The bloc’s leaders are under pressure from the voters: 93% of Europeans see global warming as a serious problem, according to a recent survey by the EU Commission. In response, the incoming Commission President Ursula von der Leyen set it as a top priority and announced she wants the EIB to become a climate bank and help unlock 1 trillion euros to green the economy.

For the gas industry, the EIB’s financing is most useful in backing frontier technologies or projects in locations where commercial banks fear to tread. Traditional gas projects have a long track record and can be financed through regular channels.

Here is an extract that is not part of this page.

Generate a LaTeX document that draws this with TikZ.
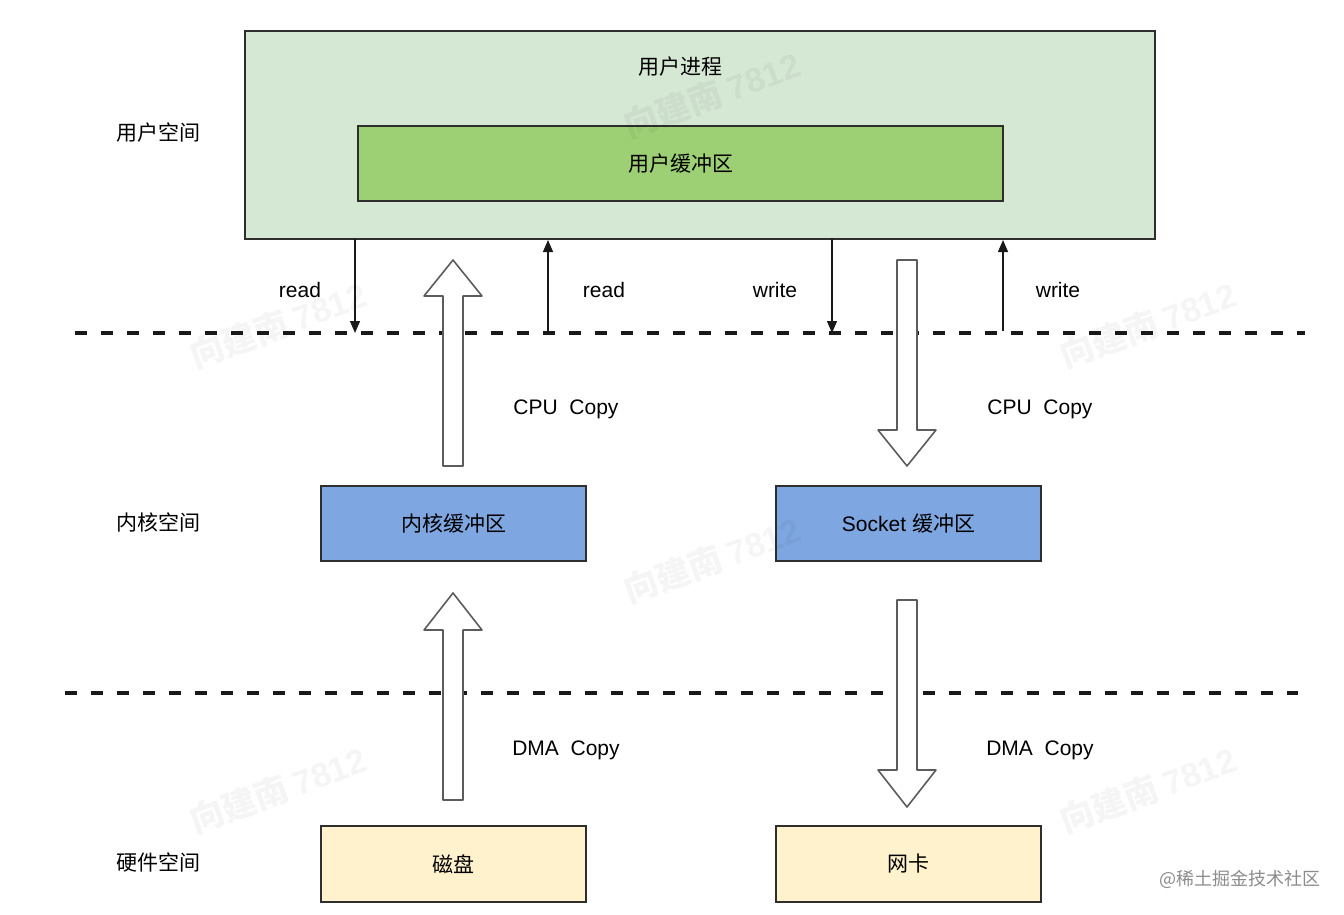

“The EIB, like many other financial institutions, is increasingly worried about being left with stranded assets on its balance sheet,” Andrew McDowell, the bank’s vice president in charge of energy, told Bloomberg Radio on Friday. “Assets, that will be overtaken by new technologies and can no longer compete.”

The EIB’s move reflects a drift toward greater concern about the climate from Europe’s top financial institutions. The European Central Bank is following suit, considering adding climate-related risks to its stress-test scenarios and buying green bonds. The Bank of England earlier this year asked U.K. insurers to test their portfolios against three climate related scenarios.

For the EU climate strategy to work, national governments must now act to policy more investment in the new technologies, said Eurogas’s Watson.

“Clearly the best way to underline the need for these new gas technologies would be to introduce EU-wide binding targets for renewable and decarbonised gas, such as countries like France have done with a 10% target for renewable gas by 2030,” he said. “This is now a time for action and delivery.”